Entering the theater, audience members are guided to a website (rtcshow.com), containing all of the play’s content. After getting acclimated to the program with a trivia game, attendees use their smartphones to vote upon the show’s ambiguous plotlines.

The play unfolds upon a series of polls proposed to the audience on a projection above the proscenium stage. In this videogame-esque interactive, the fourth wall is broken as the audience dictates which characters, or “players,” live and die.

The story itself is based on Riddlesbrood’s 2013 novel, “The Greatest Brochure in the World,” which follows a group of ordinary people attending a street fair where they’re transported into the fantasy world of Harken. The novel’s transformation into a stage production was first attempted in the spring of 2015 but underwent technical difficulties.

There are six potential plotlines. On any given night, two full stories will never be voted into fruition.

“We wanted to have something that was passive, where people could have the control,” Riddlesbrood said. “The show will shift in the direction of the majority of the audience. So, every time you watch the show, it’ll be different.”

The six “players” are trekking toward the top of a magical mountain called Carthogust, where they hope to defeat the sinister guardian, known as “Level Boss.”

“The hard part is going to be when you don’t know if you’re going to be player 1 or player 2. And you don’t know if someone is going to die and you have to take their role. That’s going to be the challenge, but I think it’s a challenge we’re all up for,” said Ami Reader, who plays the role of Ivy, the “gothic chick” player.

To pilot unpredictable plotlines, improv is key.

Although the script is constantly changing, the cast rehearses generic lines, practicing how to embody the essence of a particular dialogue in various ways, as they’re blindly demanded to tackle a new twist in the spur of the moment.

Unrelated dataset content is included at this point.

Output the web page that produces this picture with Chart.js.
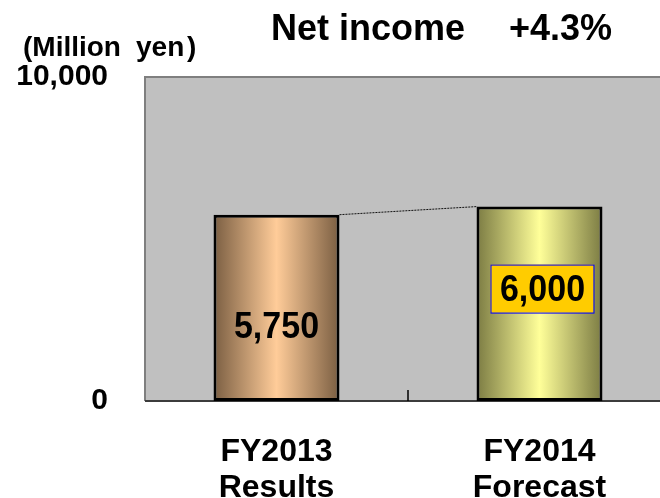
<!DOCTYPE html>
<html>
<head>
<meta charset="utf-8">
<script src="https://cdn.jsdelivr.net/npm/chart.js@4/dist/chart.umd.min.js"></script>
<style>
  html, body { margin: 0; padding: 0; background: #fff; overflow: hidden; }
  #wrap { width: 672px; height: 498px; }
</style>
</head>
<body>
<div id="wrap"><canvas id="myChart" width="672" height="498"></canvas></div>
<script>
const categories = [["FY2013", "Results"], ["FY2014", "Forecast"]];
const netIncome = [5750, 6000];
const valueLabels = ["5,750", "6,000"];
const yTicks = [0, 10000];
const titleText = ["Net income", "+4.3%"];

const FONT = "'Liberation Sans', Arial, sans-serif";

// horizontal "cylinder" shading for each bar
const shades = [
  ["#7a5e42", "#ffcc99", "#7a5e42"],
  ["#7b7b43", "#ffff99", "#7b7b43"],
];

function barFill(ctx) {
  const chart = ctx.chart;
  if (!chart.chartArea) return shades[ctx.dataIndex][1];
  const x = chart.scales.x.getPixelForValue(ctx.dataIndex);
  const half = 63;
  const g = chart.ctx.createLinearGradient(x - half, 0, x + half, 0);
  const s = shades[ctx.dataIndex];
  g.addColorStop(0, s[0]);
  g.addColorStop(0.5, s[1]);
  g.addColorStop(1, s[2]);
  return g;
}

const decorations = {
  id: "decorations",
  beforeDatasetsDraw(chart) {
    const { ctx, chartArea: a, scales } = chart;
    ctx.save();
    ctx.fillStyle = "#c0c0c0";
    ctx.fillRect(a.left, a.top, a.right - a.left, a.bottom - a.top);
    ctx.strokeStyle = "#7f7f7f";
    ctx.lineWidth = 2;
    ctx.beginPath();
    ctx.moveTo(a.left, a.bottom);
    ctx.lineTo(a.left, a.top);
    ctx.lineTo(a.right, a.top);
    ctx.stroke();
    ctx.strokeStyle = "#3c3c3c";
    ctx.beginPath();
    ctx.moveTo(a.left, a.bottom);
    ctx.lineTo(a.right, a.bottom);
    ctx.stroke();
    // inner tick between categories
    const mid = (scales.x.getPixelForValue(0) + scales.x.getPixelForValue(1)) / 2;
    ctx.strokeStyle = "#000";
    ctx.lineWidth = 1.5;
    ctx.beginPath();
    ctx.moveTo(mid, a.bottom);
    ctx.lineTo(mid, a.bottom - 11);
    ctx.stroke();
    ctx.restore();
  },
  afterDatasetsDraw(chart) {
    const { ctx } = chart;
    const bars = chart.getDatasetMeta(0).data;
    ctx.save();
    // dotted connector between bar tops
    ctx.strokeStyle = "#111";
    ctx.lineWidth = 1;
    ctx.setLineDash([2, 1]);
    ctx.beginPath();
    ctx.moveTo(bars[0].x + bars[0].width / 2, bars[0].y);
    ctx.lineTo(bars[1].x - bars[1].width / 2, bars[1].y);
    ctx.stroke();
    ctx.setLineDash([]);

    ctx.font = "bold 34px " + FONT;
    ctx.textAlign = "center";
    ctx.textBaseline = "middle";
    const offs = [111, 82];
    bars.forEach((b, i) => {
      const cy = b.y + offs[i];
      if (i === 1) {
        ctx.fillStyle = "#ffcc00";
        ctx.fillRect(b.x - 49, cy - 24, 103, 48);
        ctx.strokeStyle = "#0000ff";
        ctx.lineWidth = 1;
        ctx.strokeRect(b.x - 49 + 0.5, cy - 24 + 0.5, 103, 48);
      }
      ctx.fillStyle = "#000";
      ctx.save();
      ctx.translate(b.x + (i === 1 ? 3 : 0), cy + 2);
      ctx.scale(1, 1.08);
      ctx.fillText(valueLabels[i], 0, 0);
      ctx.restore();
    });

    ctx.textAlign = "left";
    ctx.textBaseline = "alphabetic";
    ctx.font = "bold 36px " + FONT;
    ctx.fillText(titleText[0], 271, 40);
    ctx.fillText(titleText[1], 509, 40);
    ctx.font = "bold 28px " + FONT;
    ctx.fillText("(Million", 23, 56);
    ctx.fillText("yen", 136, 56);
    ctx.fillText(")", 187, 56);
    ctx.restore();
  },
};

new Chart(document.getElementById("myChart"), {
  type: "bar",
  data: {
    labels: categories,
    datasets: [{
      data: netIncome,
      backgroundColor: barFill,
      borderColor: "#000",
      borderWidth: 3,
      borderSkipped: false,
      barPercentage: 0.479,
      categoryPercentage: 1,
    }],
  },
  options: {
    responsive: false,
    animation: false,
    layout: { padding: { top: 77, right: 1, left: 0, bottom: 0 } },
    plugins: { legend: { display: false }, tooltip: { enabled: false } },
    scales: {
      x: {
        offset: true,
        grid: { display: false, drawTicks: false },
        border: { display: false },
        ticks: { color: "#000", font: { family: FONT, size: 32, weight: "bold", lineHeight: 1.125 }, padding: 33 },
        afterFit(s) { s.height = 97; },
      },
      y: {
        min: 0,
        max: 10000,
        afterBuildTicks(s) { s.ticks = yTicks.map(v => ({ value: v })); },
        grid: { display: false, drawTicks: false },
        border: { display: false },
        ticks: {
          color: "#000",
          font: { family: FONT, size: 30, weight: "bold" },
          padding: 37,
          callback: v => v.toLocaleString("en-US"),
        },
        afterFit(s) { s.width = 145; },
      },
    },
  },
  plugins: [decorations],
});
</script>
</body>
</html>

After the audience votes on a plot poll, the stage manager is immediately updated. The cast members are notified through red, green and yellow lights on golden posts scattered backstage.

“It’s something very nerve-wracking but also something very exciting,” said Jillian Dougherty, who plays role of Wren and a Zombie. “If you play two roles, you don’t know if you’re gonna have a quick change or not, if you’re going to have time.”

Even the scenery lies in the hands of the audience, as a massive digital screen will serve as the backdrop. Whether the theatergoers demand a forest or mountain scene, electronically manipulated images will change based on polling results, further generating the spectacle of a live video game.

“It’s coming to the point where everyone just assumes a show is going to be some kind of great, deep, moral lesson,” Riddlesbrood said. “That gives the viewer a responsibility … we just want them to have a really good time.”